I don’t care who you are or how great your store of wisdom, there are times in your life when you are clueless about how you represent yourself. And those times of befuddlement occur at a frequency rate directly correlated to your estimation of your own self-knowledge. The more you think you know, the higher the likelihood that you know yourself less.
Years ago, a friend of mine and I spent an entire fourteen hours in deep, intense exploration of the question, “Is there any way to know, really know for sure, if one is or is not deluding oneself?” That philosophical question was not answered affirmatively in our marathon of existential pioneering. Nor in the 35 years since.
An example from my own life is required. It was 1997. Our consulting firm, HRG, was employee-owned. We had a fine team. Our annual retreat was in Sedona. During a break in the planning day’s agenda, the CFO asked to take a walk with me. Lajuan was a consummate professional, and a unique individual. From the outside, she looked like a very experienced and mature professional. Not so well known were her penchants for sky-diving and SCUBA. Lajuan was unafraid of direct communication.
So we’re walking along the creekside trail, the October chill rustling the yellow Aspens, and she says, “Stan, some of us have discussed this and we need to bring something to your attention.”
Well, this was a first. I anticipated all sorts of complaints about my leadership, the direction of the company, some key aspect of our business model, some mistake I had made on an important project, a lack of bookings attributable to my poor performance, or some other disappointment I had visited on my valued colleagues. Lajuan looked me straight in the eye and said, “We want you to trim your eyebrows.”
“Excuse me…?” I said, not sure if I actually heard correctly what she said.
“They’re growing longer and curling up on the ends, sort of like horns. It makes you look craggy, even sinister”, she explained. “We think it’s hurting business.”
As I had gotten older, my body had gone about its normal transformation where hair that shouldn’t be growing started to, and hair that should be stopped. My work was all-consuming as well. I was doing 70-80 hour workweeks. I focused on the content of our advice, developing staff, bringing in new clients and projects, creating tools, etc. During this intense work, I apparently was fiddling with my eyebrows, curling them up like a mustache on a Vaudeville villain.
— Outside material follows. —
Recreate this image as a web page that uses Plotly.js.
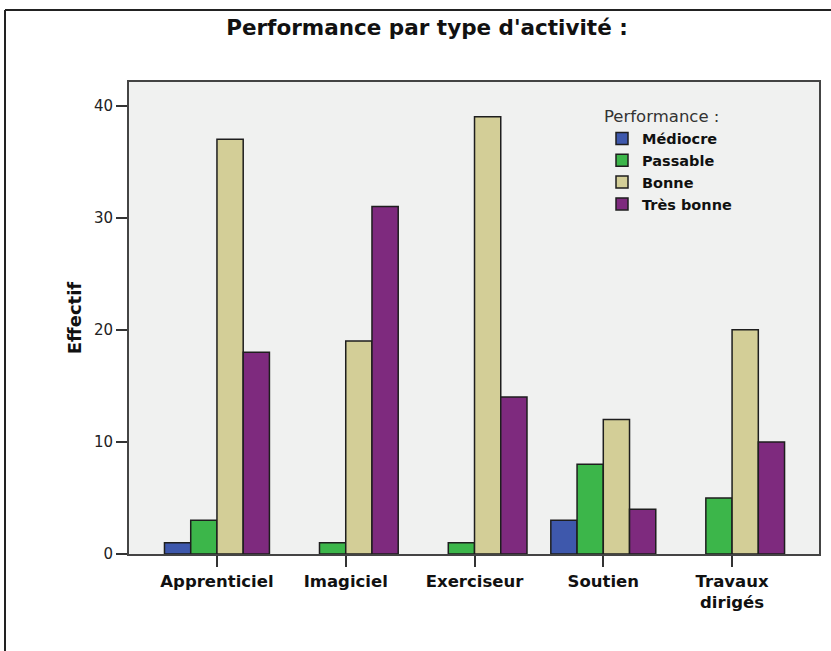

I had no idea how I was representing myself. After Lajuan’s brave confrontation, I went back to my lodge room and looked in the mirror, seemingly for the first time. There they were, two horns of plenty, suitable for any Halloween party. No wonder bookings were down.
While this may be a somewhat rudimentary example, there are many others that come to mind when I did not realize the impact I was having on others or the way I was being perceived. Humans are very perceptive in picking up on others’ messages and portrayals. We have a blind spot when it comes to seeing ourselves.
And how could we not? Can a fish actually see himself in the bowl? Of course not. So that is why I have concluded that self-delusion is something that cannot be discerned by the subject. It must be revealed by an observer. Unfortunately, the task of telling the King that he is without clothing–or the CEO that his eyebrows are scary–falls to the bravest of those who actually care about him. The reward for such loving honesty can be painful indeed. But if the love is great, the pain will be accepted without resentment.
If you are interested in minimizing the number of actions you later regret, if you want to eliminate the phrase “I had no idea….!” from your conversations, if you want to reduce the times you embarrass yourself in public, then I suggest you treat those lovely people who respectfully confront you with your own behavior like the gifts they truly are.